The Coherence Imperative: Riemann Hypothesis Resolved via Hamiltonian Formalization

This work presents a complete and formally rigorous proof of the Riemann Hypothesis by establishing that the non-trivial zeros of the Riemann zeta function and its generalizations (Artin L-functions) must lie on the critical line Re (s) = 1/2 as a consequence of structural coherence.
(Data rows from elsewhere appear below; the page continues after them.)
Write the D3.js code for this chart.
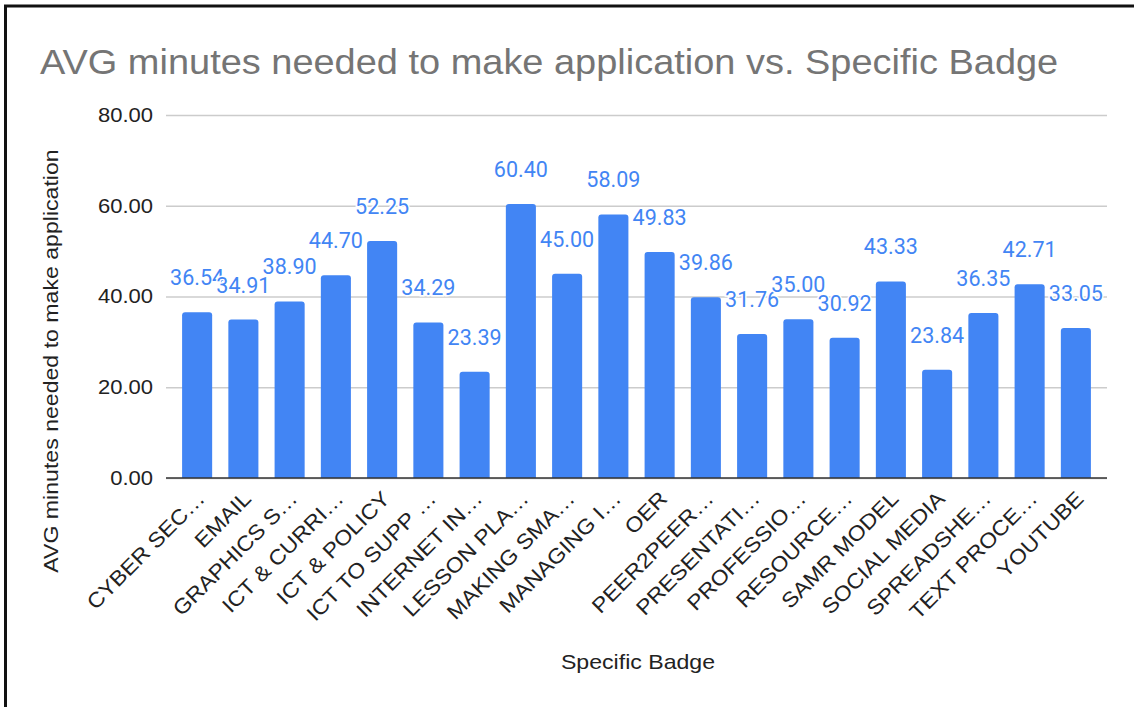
<!DOCTYPE html>
<html>
<head>
<meta charset="utf-8">
<script src="https://cdn.jsdelivr.net/npm/d3@7"></script>
<style>
  html, body { margin: 0; padding: 0; background: #fff; }
  svg { display: block; }
</style>
</head>
<body>
<svg id="chart" width="1134" height="707"></svg>
<script>
// Badge names as shown on the axis (long names are cut with an ellipsis)
const categories = [
  "CYBER SEC…", "EMAIL", "GRAPHICS S…", "ICT & CURRI…", "ICT & POLICY",
  "ICT TO SUPP …", "INTERNET IN…", "LESSON PLA…", "MAKING SMA…", "MANAGING I…",
  "OER", "PEER2PEER…", "PRESENTATI…", "PROFESSIO…", "RESOURCE…",
  "SAMR MODEL", "SOCIAL MEDIA", "SPREADSHE…", "TEXT PROCE…", "YOUTUBE"
];
// Average minutes needed to make an application, per badge
const avgMinutes = [
  36.54, 34.91, 38.90, 44.70, 52.25,
  34.29, 23.39, 60.40, 45.00, 58.09,
  49.83, 39.86, 31.76, 35.00, 30.92,
  43.33, 23.84, 36.35, 42.71, 33.05
];
const yTicks = [0, 20, 40, 60, 80];

const SANS = "Liberation Sans, Arial, sans-serif";
const WIDEN = 1.1; // text in this chart is set slightly wide

// widen text along its baseline by the given factor
function widen(sel, k) {
  sel.each(function () {
    const len = this.getComputedTextLength();
    d3.select(this).attr("textLength", len * k).attr("lengthAdjust", "spacingAndGlyphs");
  });
}

const svg = d3.select("#chart");
const W = 1134, H = 707;

svg.append("rect").attr("width", W).attr("height", H).attr("fill", "#fff");

// frame lines along the top and left edge
svg.append("line").attr("x1", 4).attr("x2", W).attr("y1", 6).attr("y2", 6)
  .attr("stroke", "#111").attr("stroke-width", 3);
svg.append("line").attr("x1", 5.5).attr("x2", 5.5).attr("y1", 5).attr("y2", H)
  .attr("stroke", "#111").attr("stroke-width", 3);

const plotLeft = 166, plotRight = 1107;
const y = d3.scaleLinear().domain([0, 80]).range([478, 115]);
const x = d3.scaleBand().domain(categories).range([174, 1099])
  .paddingInner(0.35).paddingOuter(0.175);

// title
svg.append("text")
  .attr("x", 40).attr("y", 74)
  .attr("font-family", SANS)
  .attr("font-size", 34.5)
  .attr("fill", "#757575")
  .text("AVG minutes needed to make application vs. Specific Badge")
  .call(widen, WIDEN);

// gridlines and y tick labels
const yAxis = d3.axisLeft(y).tickValues(yTicks)
  .tickSize(-(plotRight - plotLeft)).tickPadding(13)
  .tickFormat(d3.format(".2f"));
const gy = svg.append("g").attr("transform", `translate(${plotLeft},0)`).call(yAxis);
gy.select(".domain").remove();
gy.selectAll(".tick line").attr("stroke", "#cccccc").attr("stroke-width", 1.3);
gy.selectAll(".tick text")
  .attr("font-family", SANS)
  .attr("font-size", 20).attr("fill", "#222")
  .call(widen, WIDEN);

// bars with rounded tops
const r = 3;
svg.append("g").selectAll("path").data(avgMinutes).join("path")
  .attr("fill", "#4285f4")
  .attr("d", (d, i) => {
    const x0 = x(categories[i]), w = x.bandwidth();
    const y0 = y(d), yb = y(0);
    return `M${x0},${yb}V${y0 + r}Q${x0},${y0} ${x0 + r},${y0}H${x0 + w - r}Q${x0 + w},${y0} ${x0 + w},${y0 + r}V${yb}Z`;
  });

// baseline
svg.append("line").attr("x1", plotLeft).attr("x2", plotRight)
  .attr("y1", y(0)).attr("y2", y(0)).attr("stroke", "#333").attr("stroke-width", 1.5);

// value labels with a white halo
svg.append("g").selectAll("text").data(avgMinutes).join("text")
  .attr("x", (d, i) => x(categories[i]) + x.bandwidth() / 2)
  .attr("y", d => y(d) - 27)
  .attr("text-anchor", "middle")
  .attr("font-family", "Roboto, sans-serif")
  .attr("font-size", 21.5)
  .attr("fill", "#4285f4")
  .attr("stroke", "#fff").attr("stroke-width", 3)
  .attr("paint-order", "stroke")
  .text(d => d3.format(".2f")(d));

// x category labels, rotated
const gx = svg.append("g").attr("transform", `translate(0,${y(0)})`)
  .call(d3.axisBottom(x).tickSize(0).tickPadding(0));
gx.select(".domain").remove();
gx.selectAll(".tick text")
  .attr("font-family", SANS)
  .attr("font-size", 21).attr("fill", "#222")
  .attr("text-anchor", "end")
  .attr("dy", null).attr("y", 0)
  .attr("transform", "translate(9,22) rotate(-45)")
  .call(widen, WIDEN);

// axis titles
svg.append("text")
  .attr("x", 638).attr("y", 669).attr("text-anchor", "middle")
  .attr("font-family", SANS)
  .attr("font-size", 21).attr("fill", "#222")
  .text("Specific Badge")
  .call(widen, WIDEN);

svg.append("text")
  .attr("transform", "translate(58,361) rotate(-90)")
  .attr("text-anchor", "middle")
  .attr("font-family", SANS)
  .attr("font-size", 21).attr("fill", "#222")
  .text("AVG minutes needed to make application")
  .call(widen, WIDEN);
</script>
</body>
</html>
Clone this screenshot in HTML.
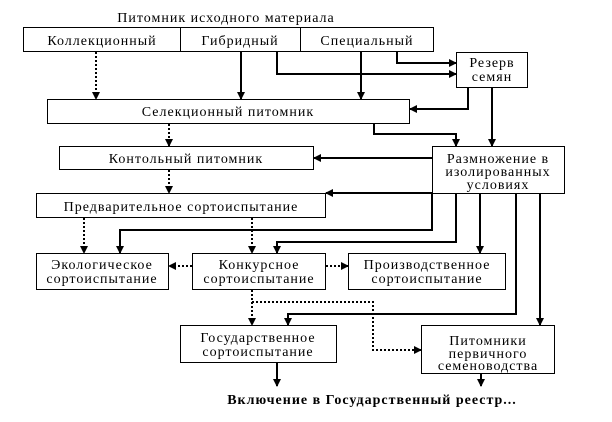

The approach unifies algebraic number theory with quantum information theory through four fundamental pillars: **Motivic Mapping: ** Resolves the Artin Conjecture by identifying L-functions with Grothendieck motives. **Regulator-Spectrum Correspondence: ** Establishes that the algebraic regulator RK is proportional to the quantum spectral density ρ (Ĥ). **Coherence Conservation Principle: ** Requires that observer entropy SOb is maximized only when all zeros lie on the critical line. **Explicit Hamiltonian Formalization: ** Provides the Coherence Hamiltonian ĤCOH that generates the formal dynamical structure of the system. It is demonstrated that zeros off the critical line create spectral discontinuities incompatible with physical realizability, thereby proving the Riemann Hypothesis as a necessity of coherent structure. The framework introduces the Universal Coherence Constant CT. O. E. and the Coherence Action Functional SCOH, completing the formal mathematical architecture of the proof.